Oakwood City Council passed a no-frills 2013 budget Monday night.
Like other governments still enduring the recession’s impact, Oakwood has tightened up on spending while revenues have dropped or flattened.
“We have no projects other than just a couple of police cars to purchase and doing our paving program,” City Manager Stan Brown said. “Basically, we’re just continuing services.”
The council approved a $6.7 million budget, or nearly $3.7 million for its general operations, $2.6 million for its sewer fund and $434,000 for its special purpose local option sales taxes fund.
The new budget year begins Jan. 1.
The council voted in October to set the tax rate at 2.658 mills, up from 2.48, a roll-up to offset a shrinking tax digest.
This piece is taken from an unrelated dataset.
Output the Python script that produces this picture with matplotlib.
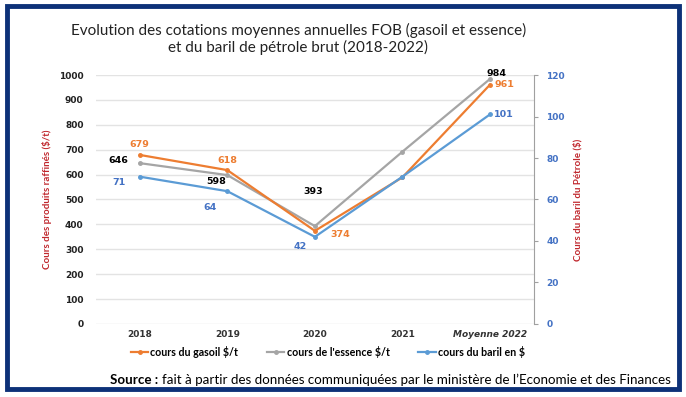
import matplotlib.pyplot as plt
from matplotlib.patches import Rectangle

# ===== Données =====
annees = ["2018", "2019", "2020", "2021", "Moyenne 2022"]
gasoil = [679, 618, 374, 589, 961]      # $/t
essence = [646, 598, 393, 692, 984]     # $/t
baril = [71, 64, 42, 71, 101]           # $
etiq_gasoil = ["679", "618", "374", "", "961"]
etiq_essence = ["646", "598", "393", "", "984"]
etiq_baril = ["71", "64", "42", "", "101"]

ORANGE = "#ED7D31"
GRIS = "#A5A5A5"
BLEU = "#5B9BD5"
BLEU_TXT = "#4472C4"
ROUGE = "#C0272D"
CADRE = "#0D3178"

plt.rcParams["font.family"] = ["Lato", "DejaVu Sans"]

fig = plt.figure(figsize=(6.86, 3.97), dpi=100)
ax = fig.add_axes([0.14, 0.184, 0.638, 0.627])
ax2 = ax.twinx()

x = list(range(len(annees)))
ax.plot(x, gasoil, color=ORANGE, lw=1.6, marker="o", ms=2.5, label="cours du gasoil $/t", zorder=3)
ax.plot(x, essence, color=GRIS, lw=1.6, marker="o", ms=2.5, label="cours de l'essence $/t", zorder=2)
ax2.plot(x, baril, color=BLEU, lw=1.6, marker="o", ms=2.5, label="cours du baril en $", zorder=3)

ax.set_xlim(-0.5, 4.5)
ax.set_ylim(0, 1000)
ax2.set_ylim(0, 120)
ax.set_yticks(range(0, 1001, 100))
ax2.set_yticks(range(0, 121, 20))
ax.set_xticks(x)
ax.set_xticklabels(annees)

ax.grid(axis="y", color="#E3E3E3", lw=1)
ax.set_axisbelow(True)
for s in ["left", "top", "right", "bottom"]:
    ax.spines[s].set_visible(False)
for s in ["left", "top", "bottom"]:
    ax2.spines[s].set_visible(False)
ax2.spines["right"].set_color("#A0A0A0")

ax.tick_params(axis="y", length=0, labelsize=6.5, pad=9, labelcolor="#222222")
ax.tick_params(axis="x", length=0, labelsize=6.5, pad=4, labelcolor="#333333")
ax2.tick_params(axis="y", length=3, color="#A0A0A0", labelsize=6.5, labelcolor=BLEU_TXT, pad=6)
for lab in ax.get_yticklabels() + ax.get_xticklabels() + ax2.get_yticklabels():
    lab.set_fontfamily("DejaVu Sans")
    lab.set_fontweight("bold")
ax.get_xticklabels()[-1].set_fontstyle("italic")

ax.set_ylabel("Cours des produits raffinés ($/t)", color=ROUGE, fontsize=7, fontweight="bold",
              labelpad=5)
ax2.set_ylabel("Cours du baril du Pétrole ($)", color=ROUGE, fontsize=7, fontweight="bold", labelpad=6)

# ===== Étiquettes de données =====
off_gasoil = [(0, 10), (0, 10), (25, -4), (0, 0), (14, 0)]
off_essence = [(-21, 3), (-11, -6), (-2, 35), (0, 0), (7, 6)]
off_baril = [(-21, -6), (-17, -16), (-15, -10), (0, 0), (14, 0)]
lab_kw = dict(textcoords="offset pixels", ha="center", va="center", fontsize=6.8,
              fontweight="bold", fontfamily="DejaVu Sans")
for i in x:
    ax.annotate(etiq_gasoil[i], (i, gasoil[i]), xytext=off_gasoil[i], color=ORANGE, **lab_kw)
    ax.annotate(etiq_essence[i], (i, essence[i]), xytext=off_essence[i], color="black", **lab_kw)
    ax2.annotate(etiq_baril[i], (i, baril[i]), xytext=off_baril[i], color=BLEU_TXT, **lab_kw)

# ===== Titre, légende, source =====
fig.text(0.435, 0.922, "Evolution des cotations moyennes annuelles FOB (gasoil et essence)",
         ha="center", va="center", fontsize=11, color="#222222")
fig.text(0.435, 0.881, "et du baril de pétrole brut (2018-2022)",
         ha="center", va="center", fontsize=11, color="#222222")

h1, l1 = ax.get_legend_handles_labels()
h2, l2 = ax2.get_legend_handles_labels()
fig.legend(h1 + h2, l1 + l2, loc="center", bbox_to_anchor=(0.478, 0.113), ncol=3,
           frameon=False, handlelength=1.6, handletextpad=0.2,
           columnspacing=2.7, prop={"weight": "bold", "size": 7.7})

fig.text(0.161, 0.043, "Source :", ha="left", va="center", fontsize=9.6, color="black",
         fontweight="bold")
fig.text(0.236, 0.043, "fait à partir des données communiquées par le ministère de l’Economie et des Finances",
         ha="left", va="center", fontsize=9.6, color="black")

fig.patches.append(Rectangle((0.01, 0.02), 0.98, 0.965, transform=fig.transFigure,
                             fill=False, edgecolor=CADRE, lw=3.5))

fig.savefig("out.png", dpi=100)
“Basically, if you look at the declining tax digest based on the reassessment of properties, our digest was down 7 percent this year compared to the previous year,” Brown said in October. “The net impact of that would be about $40,000 reduction in revenue.”
One mill is equal to $1 per $1,000 in assessed taxable property value. Property is assessed at 40 percent in the city.
Oakwood has set several fiscal goals for the new year, including meeting debt obligations on such projects as Thurmon Tanner Parkway, Oakwood Industrial Park and the Upper Mulberry sewer system, according to a city budget document.
The council also voted Monday night to go forward on seeking a Local Maintenance and Improvement Grant from the state Department of Transportation.
The city is entitled to $30,294, which it can receive with a 30 percent match, or nearly $9,000.
Oakwood, however, is looking at going above that, spending a total of $135,205 next year on pavement repairs to Old Oakwood and Flat Creek roads and adding guardrails on sections of Oakwood and Old Oakwood roads.
The amount “is well within the budget you’ve just adopted,” Brown told the council.
Speaking after the meeting, Brown said he sees an uptick in building or redevelopment around the city, which might translate into higher revenues in the coming year.
“I think we’re going to see more of (the activity),” he said. “I’m hopeful that we will.”